All parallelization packages rely on function calls that are executed in parallel not to have side-effects themselves or to depend on such. It would be impractical to formally enforce this with the language features offered by R. Again, a language extension could enforce functional behavior efficiently, i.e. only the current environment (stack frame) may be manipulated by a function. For now, some care has to be taken by the user, however, this does not seem to be a big problem in practice. For most “statistical” applications such as simulations, bootstrapping, permutations or stochastic integration a reasonable implementation should naturally lead to side-effect free code.

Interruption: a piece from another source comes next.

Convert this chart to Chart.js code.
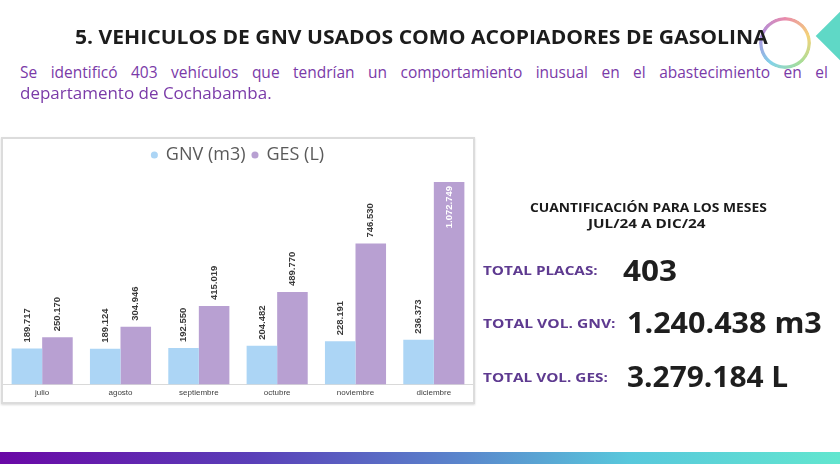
<!DOCTYPE html>
<html>
<head>
<meta charset="utf-8">
<script src="https://cdn.jsdelivr.net/npm/chart.js@4.4.1/dist/chart.umd.min.js"></script>
<style>
  html, body { margin: 0; padding: 0; }
  body { width: 840px; height: 464px; background: #fff; position: relative; overflow: hidden; font-family: "Open Sans", sans-serif; }
  .t { position: absolute; white-space: nowrap; line-height: 1; transform-origin: left center; }
  .title { font-weight: 700; font-size: 19px; color: #1c1c1c; }
  .sub { font-size: 15.5px; color: #7a3aa8; }
  .head { font-weight: 700; font-size: 11.5px; color: #1a1a1a; }
  .lbl { font-weight: 700; font-size: 13px; color: #5e3a90; }
  .big { font-weight: 700; font-size: 28px; color: #1e1e1e; }
  .chartBox { position: absolute; left: 1px; top: 137px; width: 470px; height: 263px; border: 2px solid #dcdcdc; box-shadow: 0 1px 2px rgba(0,0,0,0.15); }
  .chartBox canvas { display: block; }
  .bar { position: absolute; left: 0; top: 452px; width: 840px; height: 12px; background: linear-gradient(90deg, #6a08a6 0%, #5a3fb8 30%, #5a86cc 55%, #58c8dc 75%, #62e6cf 100%); }
  .ring { position: absolute; left: 759px; top: 17px; width: 52px; height: 52px; border-radius: 50%; background: conic-gradient(#e05a8a, #f0c040, #7fd070, #50c0e0, #8a60d0, #e05a8a); -webkit-mask: radial-gradient(circle, transparent 22px, #000 23px); mask: radial-gradient(circle, transparent 22px, #000 23px); opacity: 0.7; }
  .diamond { position: absolute; left: 824px; top: 16px; width: 40px; height: 40px; background: #5fd8c6; transform: rotate(45deg); }
</style>
</head>
<body>
<div class="ring"></div>
<div class="diamond"></div>
<div class="t title" data-x="75" data-y="37" data-w="693">5. VEHICULOS DE GNV USADOS COMO ACOPIADORES DE GASOLINA</div>
<div class="t sub" data-x="20" data-y="73" data-w="808" style="display:flex;justify-content:space-between;"></div>
<div class="t sub" data-x="20" data-y="94" data-w="252">departamento de Cochabamba.</div>

<div class="chartBox"><canvas id="chart" width="470" height="263"></canvas></div>

<div class="t head" data-x="530" data-y="208" data-w="237">CUANTIFICACIÓN PARA LOS MESES</div>
<div class="t head" data-x="588" data-y="224" data-w="117">JUL/24 A DIC/24</div>
<div class="t lbl" data-x="483" data-y="270" data-w="115">TOTAL PLACAS:</div>
<div class="t big" data-x="623" data-y="270" data-w="54">403</div>
<div class="t lbl" data-x="483" data-y="323" data-w="132">TOTAL VOL. GNV:</div>
<div class="t big" data-x="627" data-y="322" data-w="195">1.240.438 m3</div>
<div class="t lbl" data-x="483" data-y="377" data-w="125">TOTAL VOL. GES:</div>
<div class="t big" data-x="627" data-y="376" data-w="161">3.279.184 L</div>

<div class="bar"></div>

<script>
const meses = ['julio', 'agosto', 'septiembre', 'octubre', 'noviembre', 'diciembre'];
const gnv = [189717, 189124, 192550, 204482, 228191, 236373];
const ges = [250170, 304946, 415019, 489770, 746530, 1072749];
const subLine1 = 'Se identificó 403 vehículos que tendrían un comportamiento inusual en el abastecimiento en el';

// spread the first line word by word, like justified text
const sub1 = document.querySelectorAll('.sub')[0];
subLine1.split(' ').forEach(w => {
    const s = document.createElement('span');
    s.textContent = w;
    sub1.appendChild(s);
});

function fmt(n) {
    return String(n).replace(/\B(?=(\d{3})+(?!\d))/g, '.');
}

function placeTexts() {
    document.querySelectorAll('.t').forEach(el => {
        const x = +el.dataset.x, y = +el.dataset.y, w = +el.dataset.w;
        el.style.left = x + 'px';
        el.style.top = (y - el.offsetHeight / 2) + 'px';
        if (el.style.display === 'flex') {
            el.style.width = w + 'px';
        } else {
            el.style.transform = 'scaleX(' + (w / el.offsetWidth) + ')';
        }
    });
}

// rotated value labels above each bar, inside the bar when there is no room
const valueLabels = {
    id: 'valueLabels',
    afterDatasetsDraw(chart) {
        const ctx = chart.ctx;
        const top = chart.chartArea.top;
        ctx.save();
        ctx.font = 'bold 9.5px "Liberation Sans", Arial, sans-serif';
        ctx.textBaseline = 'middle';
        chart.data.datasets.forEach((ds, i) => {
            chart.getDatasetMeta(i).data.forEach((bar, j) => {
                const txt = fmt(ds.data[j]);
                const tw = ctx.measureText(txt).width;
                ctx.save();
                ctx.translate(bar.x, bar.y);
                ctx.rotate(-Math.PI / 2);
                if (bar.y - 6 - tw < top - 10) {
                    ctx.fillStyle = '#ffffff';
                    ctx.textAlign = 'right';
                    ctx.fillText(txt, -4, 0);
                } else {
                    ctx.fillStyle = '#3a3a3a';
                    ctx.textAlign = 'left';
                    ctx.fillText(txt, 6, 0);
                }
                ctx.restore();
            });
        });
        ctx.restore();
    }
};

new Chart(document.getElementById('chart'), {
    type: 'bar',
    data: {
        labels: meses,
        datasets: [{
            label: 'GNV (m3)',
            data: gnv,
            backgroundColor: '#acd5f5',
            categoryPercentage: 0.78,
            barPercentage: 1
        }, {
            label: 'GES (L)',
            data: ges,
            backgroundColor: '#b8a0d2',
            categoryPercentage: 0.78,
            barPercentage: 1
        }]
    },
    options: {
        responsive: false,
        animation: false,
        layout: { padding: { top: 0, bottom: 0, left: 0, right: 0 } },
        plugins: {
            legend: {
                position: 'top',
                labels: {
                    usePointStyle: true,
                    pointStyle: 'circle',
                    boxWidth: 5,
                    boxHeight: 5,
                    padding: 7,
                    color: '#5a5a5a',
                    font: { family: 'Open Sans', size: 18 }
                }
            },
            tooltip: { enabled: false }
        },
        scales: {
            x: {
                grid: { display: false, drawTicks: false },
                border: { display: true, color: '#d9d9d9' },
                ticks: { color: '#404040', padding: 4, font: { family: 'Liberation Sans', size: 8 } }
            },
            y: {
                display: false,
                min: 0,
                max: 1115000
            }
        }
    },
    plugins: [valueLabels]
});

document.fonts.ready.then(placeTexts);
placeTexts();
</script>
</body>
</html>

Is a fully transparent solution possible? Replacing native
apply functions directly with parallelization ones would
have the benefit of requiring no modifications of the code at all. The
current implementation would certainly suffer from too great an
overhead, however, it is conceivable that profiling techniques
(measuring computing time of individual function calls) could be used to
gather prior knowledge on computational behavior of “typical” code
allowing to exclude certain apply calls from the
parallelization process. This seems a very challenging approach and
requires extensive further efforts.
In the author’s experience, most standard statistical workloads can easily be adapted to this parallelization approach and subsequently scale from the local machine to mid-size and big clusters without code modifications. Once standard configurations for the use of a local batch queuing system at a given site are created, this package can potentially dramatically broaden the audience that can make use of high performance computing.
As a final note, R is sometimes criticized for being an inefficient programming language which can be attributed to highly dynamic language features. The current implementation makes liberal use of many such features most notably introspection features to create unevaluated calls and perform their remote execution. The roughly 1000 lines of implementation (split roughly evenly between front-end and backend) demonstrate that these features are powerful and allow to execute a project such as this with a small code base. Also, the functional programming paradigm implemented in R allows for a natural attacking point of parallelization. This can be exploited to gain computational speed in a highly automatized way, a mechanism that is hard to imitate in procedural languages which traditionally have stakes in high performance computing.
In many practical situations it is straightforward to parallelize R
code. This article presents an implementation that reduces user
intervention to a minimum and allows us to parallelize code by passing a
given function call to the parallelize_call function. The
major disadvantage of this implementation is the induced overhead which
can often be reduced to a minimum. Advantages include that potentially
little technical knowledge is required, computations can become more
efficient by better control over the amount of parallelization, and
finally that programs can be easily scaled to available resources.
Future work is needed to reduce computational overhead and to complement
this dynamic with a static analysis.